Harmison claimed that wicket, and produced a spurt of brilliantly conceived deliveries to remove the dangerous Michael Clarke at the end of the third day. But would England have fashioned this most vital, historic victory without the momentum Flintoff supplied at such hugely pivotal moments? It is hard to imagine.
Yesterday, with the victory gathered in under the most oppressive pressure, Flintoff admitted that the meaning of the defeat, and the nature of it, at Lord's had bitten into him deeply. He went home in a mood of the sharpest reflection and self-examination. If England had any chance of the Ashes, it had to come from the willingness of the players to look at their own performances and maybe some of their attitudes.

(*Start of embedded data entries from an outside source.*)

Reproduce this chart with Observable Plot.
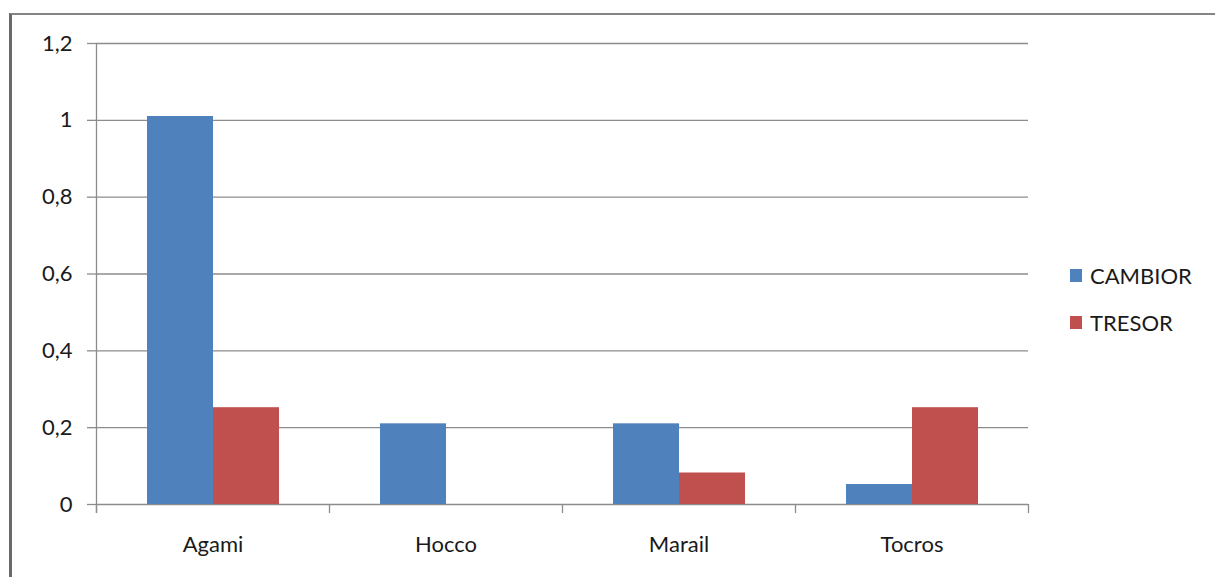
<!DOCTYPE html>
<html>
<head>
<meta charset="utf-8">
<script src="https://cdn.jsdelivr.net/npm/d3@7"></script>
<script src="https://cdn.jsdelivr.net/npm/@observablehq/plot@0.6"></script>
<style>
  html, body { margin: 0; padding: 0; background: #fff; }
  #wrap { position: relative; width: 1215px; height: 577px; overflow: hidden; font-family: Lato, "Open Sans", sans-serif; }
  #frame { position: absolute; left: 9px; top: 13px; width: 1300px; height: 700px; border-top: 2px solid #858585; border-left: 3px solid #6a6a6a; box-sizing: border-box; }
  #chart { position: absolute; left: 0; top: 0; }
  #legend { position: absolute; left: 1070px; top: 252px; font-size: 22px; color: #1a1a1a; }
  .item { display: flex; align-items: center; height: 47px; }
  .sw { width: 12px; height: 13px; margin-right: 8px; }
</style>
</head>
<body>
<div id="wrap">
  <div id="frame"></div>
  <div id="chart"></div>
  <div id="legend"></div>
</div>
<script>
const categories = ["Agami", "Hocco", "Marail", "Tocros"];
const series = ["CAMBIOR", "TRESOR"];
const cambior = [1.01, 0.21, 0.21, 0.052];
const tresor = [0.252, 0, 0.082, 0.252];
const colors = ["#4F81BD", "#C0504D"];
const yTicks = [0, 0.2, 0.4, 0.6, 0.8, 1, 1.2];
const yTickLabels = ["0", "0,2", "0,4", "0,6", "0,8", "1", "1,2"];

const data = [];
categories.forEach((c, i) => {
  data.push({cat: c, series: series[0], value: cambior[i]});
  data.push({cat: c, series: series[1], value: tresor[i]});
});

const W = 1215, H = 577;
const ml = 96, mr = 187, mt = 43, mb = 73;
const half = (W - ml - mr) / categories.length / 2;
const grid = "#8c8c8c";

const plot = Plot.plot({
  width: W,
  height: H,
  marginLeft: ml,
  marginRight: mr,
  marginTop: mt,
  marginBottom: mb,
  style: {fontFamily: "Lato, 'Open Sans', sans-serif", fontSize: "22px", color: "#1a1a1a", background: "transparent"},
  fx: {domain: categories, padding: 0, label: null},
  x: {domain: series, paddingInner: 0, paddingOuter: 0.75, axis: null},
  y: {domain: [0, 1.2], label: null},
  color: {domain: series, range: colors},
  marks: [
    Plot.gridY(yTicks, {stroke: grid, strokeOpacity: 1, strokeWidth: 1.3}),
    Plot.barY(data.filter(d => d.value > 0), {fx: "cat", x: "series", y: "value", fill: "series"}),
    Plot.axisY(yTicks, {
      tickSize: 9, tickPadding: 15, stroke: grid, strokeWidth: 1.3,
      tickFormat: (d) => yTickLabels[yTicks.indexOf(d)], label: null, fill: "#1a1a1a"
    }),
    Plot.axisFx({anchor: "bottom", tickSize: 0, tickPadding: 32, label: null, fill: "#1a1a1a"}),
    Plot.ruleX([categories[0]], {fx: d => d, x: null, y1: 1.2, y2: 0, insetBottom: -9, dx: -half, stroke: grid, strokeWidth: 1.3}),
    Plot.ruleX(categories, {fx: d => d, x: null, y1: 0, y2: 0, insetBottom: -9, dx: -half, stroke: grid, strokeWidth: 1.3}),
    Plot.ruleX([categories[categories.length - 1]], {fx: d => d, x: null, y1: 0, y2: 0, insetBottom: -9, dx: half, stroke: grid, strokeWidth: 1.3})
  ]
});
document.getElementById("chart").appendChild(plot);

const legend = document.getElementById("legend");
series.forEach((s, i) => {
  const item = document.createElement("div");
  item.className = "item";
  const sw = document.createElement("div");
  sw.className = "sw";
  sw.style.background = colors[i];
  const t = document.createElement("span");
  t.textContent = s;
  item.appendChild(sw);
  item.appendChild(t);
  legend.appendChild(item);
});
</script>
</body>
</html>
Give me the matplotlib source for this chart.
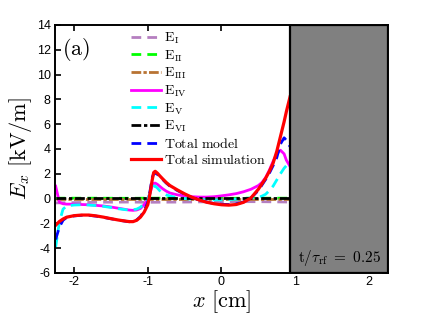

The results of such scourging were luminous here. This was an England team which refused to collapse, which was ready to fight to the last wicket, the last shot, and Ponting was generous in his reaction. "It was a Test match in every sense of the term," said the Australian captain, "and England deserve praise for the effort. We got close, but not close enough."
What he didn't say - but you could read it easily enough in his eyes and the body language of his players - was that few Australian teams will have carried quite the motivational baggage that will be taken to Old Trafford for the third Test on Thursday. The English victory may have been by a mere two runs, but in the end that was an insignificant detail. Indeed, never had the old mantra of the great American football coach Vince Lombardi rang truer than when England captain Michael Vaughan asked his men for one last push at midday yesterday. Lombardi told his players that winning wasn't the most important thing, it was the only thing.
Vaughan confirmed that such a sentiment blazed at the centre of his thoughts as Warne, Lee and Kasprowicz inched towards their target and a crowd which for three whole days had been in a fever of excitement became clammy with tension.
Nodding soberly, Vaughan agreed that there would probably have been no coming back from a second straight defeat, and especially in what would have been such demoralising circumstances. Winning, however it was finally achieved, was the difference between belief and a sad resignation that perhaps the other team were simply too strong in both their range of talent and their conviction.
Now England believe. They believe that maybe they can shake off their chains at the highest level. You could see some of that in the ferocious hugging of Harmison when the final Australian wicket fell. It was more than mere celebration of a great victory. It was a release from sport's most demoralising fear, the one that says whatever you do you will not find a way to win.
At Old Trafford the Australians will no doubt produce everything they have to reimpose such pessimism. They will plunder their collective memory for every edge. Every weapon in one of sport's most formidable armouries will be brought out. But for once they will not carry the old guarantees. The problem is that England do now truly believe - in themselves, and, most of all, in Andrew Flintoff.